Your objective: Each line below must be set down exactly; omit any image you find.

::::

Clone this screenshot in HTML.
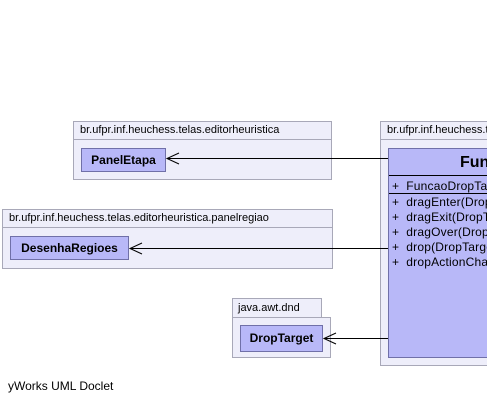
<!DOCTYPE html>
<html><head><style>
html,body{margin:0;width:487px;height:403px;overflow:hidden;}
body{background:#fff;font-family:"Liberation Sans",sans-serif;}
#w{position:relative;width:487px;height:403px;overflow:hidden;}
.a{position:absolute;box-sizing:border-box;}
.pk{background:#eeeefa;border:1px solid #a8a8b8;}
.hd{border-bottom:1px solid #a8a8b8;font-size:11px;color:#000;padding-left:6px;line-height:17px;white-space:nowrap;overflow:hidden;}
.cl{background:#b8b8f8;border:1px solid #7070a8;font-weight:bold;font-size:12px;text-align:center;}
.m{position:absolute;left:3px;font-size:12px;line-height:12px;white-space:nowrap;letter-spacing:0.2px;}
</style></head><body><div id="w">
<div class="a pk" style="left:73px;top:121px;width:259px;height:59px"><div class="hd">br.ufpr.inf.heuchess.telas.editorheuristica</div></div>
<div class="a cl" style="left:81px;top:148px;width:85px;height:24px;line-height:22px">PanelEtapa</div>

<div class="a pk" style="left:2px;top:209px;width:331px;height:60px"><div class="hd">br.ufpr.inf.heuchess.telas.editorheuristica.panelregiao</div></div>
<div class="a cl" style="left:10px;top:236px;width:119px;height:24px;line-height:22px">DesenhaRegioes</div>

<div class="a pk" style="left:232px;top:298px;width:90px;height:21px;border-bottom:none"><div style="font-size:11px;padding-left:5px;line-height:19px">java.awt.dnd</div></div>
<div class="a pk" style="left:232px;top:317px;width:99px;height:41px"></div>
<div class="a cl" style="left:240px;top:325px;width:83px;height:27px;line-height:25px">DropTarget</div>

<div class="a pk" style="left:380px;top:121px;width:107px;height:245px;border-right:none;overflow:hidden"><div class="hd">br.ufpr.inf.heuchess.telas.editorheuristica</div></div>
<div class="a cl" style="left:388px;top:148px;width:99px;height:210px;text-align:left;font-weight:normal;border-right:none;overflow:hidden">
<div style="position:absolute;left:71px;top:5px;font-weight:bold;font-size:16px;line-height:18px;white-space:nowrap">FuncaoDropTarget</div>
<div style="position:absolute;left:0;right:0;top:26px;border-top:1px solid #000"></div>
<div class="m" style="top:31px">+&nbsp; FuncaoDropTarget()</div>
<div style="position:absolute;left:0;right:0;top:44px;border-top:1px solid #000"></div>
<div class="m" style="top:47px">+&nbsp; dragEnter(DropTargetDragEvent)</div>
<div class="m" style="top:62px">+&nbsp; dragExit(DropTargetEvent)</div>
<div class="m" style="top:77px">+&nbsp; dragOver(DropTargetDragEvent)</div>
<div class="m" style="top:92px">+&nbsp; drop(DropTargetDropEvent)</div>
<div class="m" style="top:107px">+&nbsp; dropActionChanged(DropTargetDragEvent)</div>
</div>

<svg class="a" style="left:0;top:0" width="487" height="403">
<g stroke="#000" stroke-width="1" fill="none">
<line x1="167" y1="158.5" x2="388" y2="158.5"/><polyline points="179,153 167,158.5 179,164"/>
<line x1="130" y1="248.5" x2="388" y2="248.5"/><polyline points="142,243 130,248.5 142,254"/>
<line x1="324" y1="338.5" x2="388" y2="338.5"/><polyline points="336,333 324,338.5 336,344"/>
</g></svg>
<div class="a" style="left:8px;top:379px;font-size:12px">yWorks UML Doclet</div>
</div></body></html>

::::

Exercise answer:
Clone this screenshot in HTML.
<!DOCTYPE html>
<html><head><style>
html,body{margin:0;width:487px;height:403px;overflow:hidden;}
body{background:#fff;font-family:"Liberation Sans",sans-serif;}
#w{position:relative;width:487px;height:403px;overflow:hidden;}
.a{position:absolute;box-sizing:border-box;}
.pk{background:#eeeefa;border:1px solid #a8a8b8;}
.hd{border-bottom:1px solid #a8a8b8;font-size:11px;color:#000;padding-left:6px;line-height:17px;white-space:nowrap;overflow:hidden;}
.cl{background:#b8b8f8;border:1px solid #7070a8;font-weight:bold;font-size:12px;text-align:center;}
.m{position:absolute;left:3px;font-size:12px;line-height:12px;white-space:nowrap;letter-spacing:0.2px;}
</style></head><body><div id="w">
<div class="a pk" style="left:73px;top:121px;width:259px;height:59px"><div class="hd">br.ufpr.inf.heuchess.telas.editorheuristica</div></div>
<div class="a cl" style="left:81px;top:148px;width:85px;height:24px;line-height:22px">PanelEtapa</div>

<div class="a pk" style="left:2px;top:209px;width:331px;height:60px"><div class="hd">br.ufpr.inf.heuchess.telas.editorheuristica.panelregiao</div></div>
<div class="a cl" style="left:10px;top:236px;width:119px;height:24px;line-height:22px">DesenhaRegioes</div>

<div class="a pk" style="left:232px;top:298px;width:90px;height:21px;border-bottom:none"><div style="font-size:11px;padding-left:5px;line-height:19px">java.awt.dnd</div></div>
<div class="a pk" style="left:232px;top:317px;width:99px;height:41px"></div>
<div class="a cl" style="left:240px;top:325px;width:83px;height:27px;line-height:25px">DropTarget</div>

<div class="a pk" style="left:380px;top:121px;width:107px;height:245px;border-right:none;overflow:hidden"><div class="hd">br.ufpr.inf.heuchess.telas.editorheuristica</div></div>
<div class="a cl" style="left:388px;top:148px;width:99px;height:210px;text-align:left;font-weight:normal;border-right:none;overflow:hidden">
<div style="position:absolute;left:71px;top:5px;font-weight:bold;font-size:16px;line-height:18px;white-space:nowrap">FuncaoDropTarget</div>
<div style="position:absolute;left:0;right:0;top:26px;border-top:1px solid #000"></div>
<div class="m" style="top:31px">+&nbsp; FuncaoDropTarget()</div>
<div style="position:absolute;left:0;right:0;top:44px;border-top:1px solid #000"></div>
<div class="m" style="top:47px">+&nbsp; dragEnter(DropTargetDragEvent)</div>
<div class="m" style="top:62px">+&nbsp; dragExit(DropTargetEvent)</div>
<div class="m" style="top:77px">+&nbsp; dragOver(DropTargetDragEvent)</div>
<div class="m" style="top:92px">+&nbsp; drop(DropTargetDropEvent)</div>
<div class="m" style="top:107px">+&nbsp; dropActionChanged(DropTargetDragEvent)</div>
</div>

<svg class="a" style="left:0;top:0" width="487" height="403">
<g stroke="#000" stroke-width="1" fill="none">
<line x1="167" y1="158.5" x2="388" y2="158.5"/><polyline points="179,153 167,158.5 179,164"/>
<line x1="130" y1="248.5" x2="388" y2="248.5"/><polyline points="142,243 130,248.5 142,254"/>
<line x1="324" y1="338.5" x2="388" y2="338.5"/><polyline points="336,333 324,338.5 336,344"/>
</g></svg>
<div class="a" style="left:8px;top:379px;font-size:12px">yWorks UML Doclet</div>
</div></body></html>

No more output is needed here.